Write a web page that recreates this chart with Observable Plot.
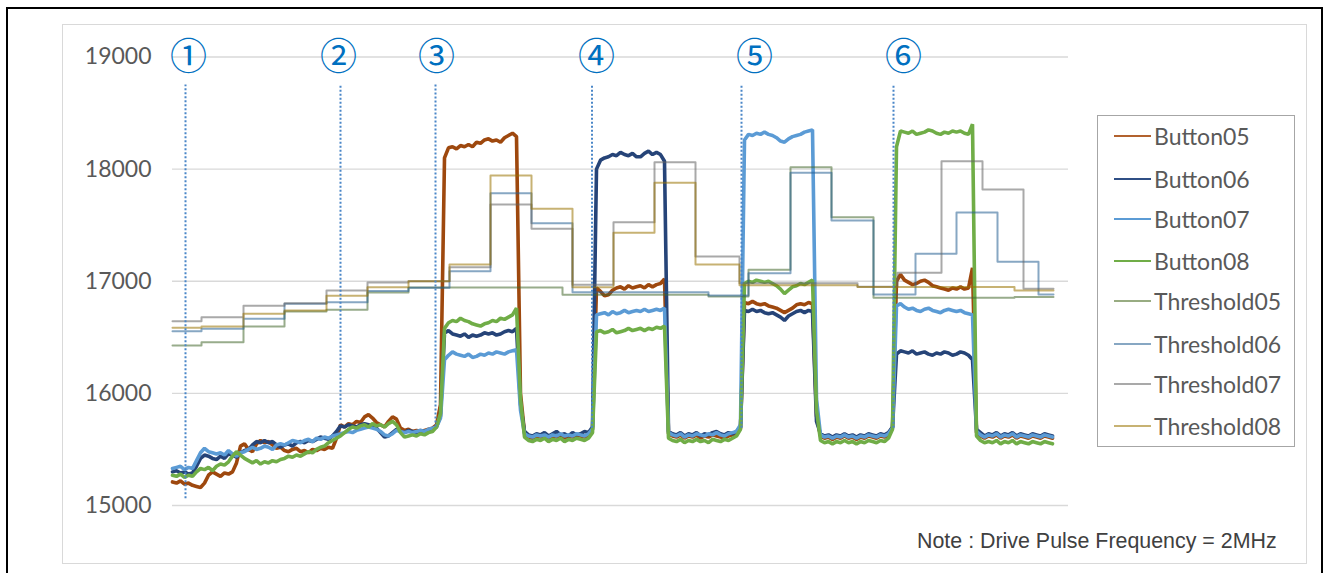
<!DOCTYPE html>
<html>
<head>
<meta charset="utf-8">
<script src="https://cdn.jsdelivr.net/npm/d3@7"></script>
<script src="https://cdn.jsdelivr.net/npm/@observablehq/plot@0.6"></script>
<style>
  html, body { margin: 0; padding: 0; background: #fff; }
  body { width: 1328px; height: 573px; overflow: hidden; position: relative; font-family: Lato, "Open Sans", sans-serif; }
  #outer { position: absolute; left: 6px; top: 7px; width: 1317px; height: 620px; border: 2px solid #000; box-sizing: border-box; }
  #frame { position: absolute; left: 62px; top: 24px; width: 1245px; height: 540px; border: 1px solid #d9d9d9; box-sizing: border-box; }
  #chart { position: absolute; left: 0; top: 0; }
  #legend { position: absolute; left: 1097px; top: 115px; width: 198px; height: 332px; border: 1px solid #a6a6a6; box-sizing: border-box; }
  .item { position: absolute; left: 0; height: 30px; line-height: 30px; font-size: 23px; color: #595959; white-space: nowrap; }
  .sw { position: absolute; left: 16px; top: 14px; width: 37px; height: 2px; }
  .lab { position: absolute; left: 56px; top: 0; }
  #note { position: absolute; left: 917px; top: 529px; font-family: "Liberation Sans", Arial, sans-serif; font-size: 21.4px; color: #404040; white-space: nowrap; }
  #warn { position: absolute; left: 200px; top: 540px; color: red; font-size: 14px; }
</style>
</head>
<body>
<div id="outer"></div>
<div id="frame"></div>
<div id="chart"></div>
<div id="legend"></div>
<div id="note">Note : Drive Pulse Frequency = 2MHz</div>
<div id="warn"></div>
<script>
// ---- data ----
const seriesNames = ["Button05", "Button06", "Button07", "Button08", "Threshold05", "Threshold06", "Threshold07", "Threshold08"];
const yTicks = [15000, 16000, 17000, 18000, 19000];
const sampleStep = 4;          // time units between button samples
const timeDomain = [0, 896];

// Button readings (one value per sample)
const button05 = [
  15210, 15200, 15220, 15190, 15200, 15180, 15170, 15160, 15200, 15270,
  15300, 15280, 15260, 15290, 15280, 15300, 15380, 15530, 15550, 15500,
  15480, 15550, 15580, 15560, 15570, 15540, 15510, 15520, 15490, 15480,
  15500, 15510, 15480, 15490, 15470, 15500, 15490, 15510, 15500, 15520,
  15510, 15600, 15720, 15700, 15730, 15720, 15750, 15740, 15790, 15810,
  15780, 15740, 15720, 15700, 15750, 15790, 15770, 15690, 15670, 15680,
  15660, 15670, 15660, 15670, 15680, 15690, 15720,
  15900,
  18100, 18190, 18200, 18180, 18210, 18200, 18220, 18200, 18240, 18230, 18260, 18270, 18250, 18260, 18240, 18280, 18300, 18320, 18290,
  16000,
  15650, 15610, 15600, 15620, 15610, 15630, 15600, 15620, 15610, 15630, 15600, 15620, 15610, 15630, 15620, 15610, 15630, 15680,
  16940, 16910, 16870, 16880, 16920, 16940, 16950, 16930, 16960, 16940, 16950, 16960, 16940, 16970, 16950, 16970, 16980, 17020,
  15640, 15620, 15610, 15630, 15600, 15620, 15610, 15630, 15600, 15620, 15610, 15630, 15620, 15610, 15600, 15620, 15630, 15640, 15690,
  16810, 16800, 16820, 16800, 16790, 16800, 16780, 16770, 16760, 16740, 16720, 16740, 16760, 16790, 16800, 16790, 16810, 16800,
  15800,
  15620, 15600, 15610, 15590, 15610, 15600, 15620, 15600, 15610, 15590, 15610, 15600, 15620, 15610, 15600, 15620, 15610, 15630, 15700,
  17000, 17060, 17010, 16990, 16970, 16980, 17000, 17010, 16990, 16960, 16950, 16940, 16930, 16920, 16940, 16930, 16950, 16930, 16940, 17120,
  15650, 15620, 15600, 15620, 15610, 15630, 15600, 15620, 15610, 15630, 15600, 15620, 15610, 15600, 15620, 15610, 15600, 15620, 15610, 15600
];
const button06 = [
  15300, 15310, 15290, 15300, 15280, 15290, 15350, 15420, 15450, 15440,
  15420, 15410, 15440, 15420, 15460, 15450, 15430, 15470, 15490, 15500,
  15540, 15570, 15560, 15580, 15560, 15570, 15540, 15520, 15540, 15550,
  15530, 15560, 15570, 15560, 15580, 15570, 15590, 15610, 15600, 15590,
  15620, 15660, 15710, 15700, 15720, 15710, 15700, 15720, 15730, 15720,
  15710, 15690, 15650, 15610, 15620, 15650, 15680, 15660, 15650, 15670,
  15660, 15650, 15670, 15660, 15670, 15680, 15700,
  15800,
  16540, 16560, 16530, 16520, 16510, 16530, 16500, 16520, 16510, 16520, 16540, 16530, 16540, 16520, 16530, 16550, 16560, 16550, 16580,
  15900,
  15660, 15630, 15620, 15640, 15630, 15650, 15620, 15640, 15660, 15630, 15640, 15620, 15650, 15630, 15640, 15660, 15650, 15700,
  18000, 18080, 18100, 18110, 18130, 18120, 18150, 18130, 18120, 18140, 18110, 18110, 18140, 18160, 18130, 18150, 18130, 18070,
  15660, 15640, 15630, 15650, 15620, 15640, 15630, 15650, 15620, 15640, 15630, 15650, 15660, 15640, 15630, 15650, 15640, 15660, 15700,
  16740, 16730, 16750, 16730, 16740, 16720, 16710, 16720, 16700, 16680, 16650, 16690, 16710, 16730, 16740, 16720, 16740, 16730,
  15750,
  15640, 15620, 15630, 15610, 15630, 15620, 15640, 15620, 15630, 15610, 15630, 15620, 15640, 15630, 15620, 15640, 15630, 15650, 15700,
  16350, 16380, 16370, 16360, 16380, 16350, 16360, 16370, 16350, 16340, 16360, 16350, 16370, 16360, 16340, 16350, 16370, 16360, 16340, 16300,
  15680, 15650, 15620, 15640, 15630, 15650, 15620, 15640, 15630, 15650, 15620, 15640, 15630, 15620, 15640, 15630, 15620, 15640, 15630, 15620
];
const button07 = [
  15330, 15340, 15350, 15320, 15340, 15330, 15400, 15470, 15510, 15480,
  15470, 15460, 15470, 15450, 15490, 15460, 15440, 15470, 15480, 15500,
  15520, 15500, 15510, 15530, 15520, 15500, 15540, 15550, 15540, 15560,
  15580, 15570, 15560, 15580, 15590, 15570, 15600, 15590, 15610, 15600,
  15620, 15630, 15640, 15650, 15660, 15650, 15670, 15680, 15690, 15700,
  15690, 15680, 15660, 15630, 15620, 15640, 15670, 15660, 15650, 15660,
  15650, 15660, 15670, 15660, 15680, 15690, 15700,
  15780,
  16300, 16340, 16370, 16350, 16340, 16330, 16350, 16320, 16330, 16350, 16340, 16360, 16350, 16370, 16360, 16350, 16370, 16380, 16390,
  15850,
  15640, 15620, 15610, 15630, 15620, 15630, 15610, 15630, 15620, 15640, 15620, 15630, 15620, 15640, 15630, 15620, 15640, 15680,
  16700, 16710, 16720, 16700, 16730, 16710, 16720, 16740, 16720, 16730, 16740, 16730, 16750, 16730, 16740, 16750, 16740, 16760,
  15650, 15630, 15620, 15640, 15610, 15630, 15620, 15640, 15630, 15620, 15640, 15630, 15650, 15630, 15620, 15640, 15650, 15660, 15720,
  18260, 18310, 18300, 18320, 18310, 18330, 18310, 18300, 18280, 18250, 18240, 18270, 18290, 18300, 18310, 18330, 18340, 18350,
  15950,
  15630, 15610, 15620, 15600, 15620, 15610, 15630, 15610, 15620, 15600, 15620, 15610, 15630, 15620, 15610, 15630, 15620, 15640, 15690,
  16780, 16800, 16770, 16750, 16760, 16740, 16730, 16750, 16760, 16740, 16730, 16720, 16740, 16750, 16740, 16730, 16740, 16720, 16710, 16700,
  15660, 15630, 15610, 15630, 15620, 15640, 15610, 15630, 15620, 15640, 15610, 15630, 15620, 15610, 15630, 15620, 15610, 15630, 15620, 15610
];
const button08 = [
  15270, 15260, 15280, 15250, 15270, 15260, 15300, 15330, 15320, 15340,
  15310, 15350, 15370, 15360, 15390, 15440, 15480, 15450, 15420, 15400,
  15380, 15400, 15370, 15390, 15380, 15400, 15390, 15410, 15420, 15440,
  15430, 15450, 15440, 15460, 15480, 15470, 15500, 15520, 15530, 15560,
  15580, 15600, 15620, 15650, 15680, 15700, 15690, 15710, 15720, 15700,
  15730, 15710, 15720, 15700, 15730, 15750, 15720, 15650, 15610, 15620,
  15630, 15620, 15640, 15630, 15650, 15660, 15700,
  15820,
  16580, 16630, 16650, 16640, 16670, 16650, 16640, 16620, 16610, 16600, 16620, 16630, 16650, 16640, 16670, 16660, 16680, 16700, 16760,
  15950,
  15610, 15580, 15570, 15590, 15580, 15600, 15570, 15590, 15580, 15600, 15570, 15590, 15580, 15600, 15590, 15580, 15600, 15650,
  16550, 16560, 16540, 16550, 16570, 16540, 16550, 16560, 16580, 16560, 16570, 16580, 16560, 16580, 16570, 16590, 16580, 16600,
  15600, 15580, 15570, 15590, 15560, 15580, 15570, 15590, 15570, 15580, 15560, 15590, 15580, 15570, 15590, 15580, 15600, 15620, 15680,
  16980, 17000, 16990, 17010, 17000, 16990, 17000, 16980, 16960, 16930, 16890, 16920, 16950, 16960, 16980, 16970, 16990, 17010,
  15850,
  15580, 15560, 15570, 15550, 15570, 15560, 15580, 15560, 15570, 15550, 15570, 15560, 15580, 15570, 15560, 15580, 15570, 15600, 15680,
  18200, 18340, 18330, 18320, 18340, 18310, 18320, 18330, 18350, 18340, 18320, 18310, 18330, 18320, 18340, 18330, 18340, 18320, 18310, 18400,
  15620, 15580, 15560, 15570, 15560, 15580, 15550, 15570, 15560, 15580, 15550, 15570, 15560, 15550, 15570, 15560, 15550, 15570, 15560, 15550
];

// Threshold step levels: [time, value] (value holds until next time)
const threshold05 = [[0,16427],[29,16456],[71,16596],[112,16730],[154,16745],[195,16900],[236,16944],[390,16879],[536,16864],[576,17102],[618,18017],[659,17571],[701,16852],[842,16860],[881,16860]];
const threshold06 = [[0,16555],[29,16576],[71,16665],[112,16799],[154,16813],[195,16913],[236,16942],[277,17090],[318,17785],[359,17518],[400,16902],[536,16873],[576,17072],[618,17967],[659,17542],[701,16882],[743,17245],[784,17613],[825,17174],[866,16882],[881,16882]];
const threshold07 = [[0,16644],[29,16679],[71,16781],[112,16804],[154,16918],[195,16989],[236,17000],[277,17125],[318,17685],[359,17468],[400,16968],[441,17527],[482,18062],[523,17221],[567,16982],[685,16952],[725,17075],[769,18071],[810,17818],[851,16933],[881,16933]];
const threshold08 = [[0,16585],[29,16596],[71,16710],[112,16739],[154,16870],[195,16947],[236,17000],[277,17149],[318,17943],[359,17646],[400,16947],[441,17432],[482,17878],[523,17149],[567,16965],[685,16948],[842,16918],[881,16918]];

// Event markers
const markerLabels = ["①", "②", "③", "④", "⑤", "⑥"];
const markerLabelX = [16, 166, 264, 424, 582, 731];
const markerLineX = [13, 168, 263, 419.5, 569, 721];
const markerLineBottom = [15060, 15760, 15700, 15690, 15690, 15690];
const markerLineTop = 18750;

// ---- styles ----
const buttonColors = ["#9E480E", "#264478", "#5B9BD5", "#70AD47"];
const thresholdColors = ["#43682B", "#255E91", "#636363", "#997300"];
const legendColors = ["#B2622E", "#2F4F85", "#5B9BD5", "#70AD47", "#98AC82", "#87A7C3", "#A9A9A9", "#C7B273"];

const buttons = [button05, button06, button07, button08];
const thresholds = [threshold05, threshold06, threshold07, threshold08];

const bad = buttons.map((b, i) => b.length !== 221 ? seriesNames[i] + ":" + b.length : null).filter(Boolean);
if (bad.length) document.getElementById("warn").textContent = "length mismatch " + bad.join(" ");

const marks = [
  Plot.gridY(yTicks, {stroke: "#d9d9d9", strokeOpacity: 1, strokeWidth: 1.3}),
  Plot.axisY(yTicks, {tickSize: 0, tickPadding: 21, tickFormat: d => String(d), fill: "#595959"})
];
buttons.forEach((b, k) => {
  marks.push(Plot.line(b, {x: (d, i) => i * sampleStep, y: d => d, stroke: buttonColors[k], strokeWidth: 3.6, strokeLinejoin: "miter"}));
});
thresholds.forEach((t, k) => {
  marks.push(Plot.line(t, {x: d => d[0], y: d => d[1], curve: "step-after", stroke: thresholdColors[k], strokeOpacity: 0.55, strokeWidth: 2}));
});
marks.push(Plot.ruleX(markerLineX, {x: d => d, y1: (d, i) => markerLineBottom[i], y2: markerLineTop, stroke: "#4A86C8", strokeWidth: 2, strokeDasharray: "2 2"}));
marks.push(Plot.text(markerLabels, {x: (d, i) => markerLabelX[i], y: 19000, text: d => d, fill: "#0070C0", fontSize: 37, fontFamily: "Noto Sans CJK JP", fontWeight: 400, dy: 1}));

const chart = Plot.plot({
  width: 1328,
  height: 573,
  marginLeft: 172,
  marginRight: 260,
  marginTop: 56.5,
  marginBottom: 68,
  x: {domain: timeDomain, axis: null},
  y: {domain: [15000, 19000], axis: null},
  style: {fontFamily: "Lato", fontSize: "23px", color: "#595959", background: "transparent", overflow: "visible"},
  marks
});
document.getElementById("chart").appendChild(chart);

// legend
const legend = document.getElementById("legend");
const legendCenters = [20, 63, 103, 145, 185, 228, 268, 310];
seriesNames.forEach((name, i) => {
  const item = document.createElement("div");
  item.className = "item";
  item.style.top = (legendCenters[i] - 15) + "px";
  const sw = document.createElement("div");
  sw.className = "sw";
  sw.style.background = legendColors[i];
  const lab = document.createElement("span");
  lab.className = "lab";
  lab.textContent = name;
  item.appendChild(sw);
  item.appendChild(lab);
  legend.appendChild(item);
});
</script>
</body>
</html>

▸ **STATED EXERCISE**:
Identify every line where the string "chart" appears.

▸ **RESPONSE TO THIS TASK**:
Write a web page that recreates this chart with Observable Plot.
  #chart { position: absolute; left: 0; top: 0; }
<div id="chart"></div>
const chart = Plot.plot({
document.getElementById("chart").appendChild(chart);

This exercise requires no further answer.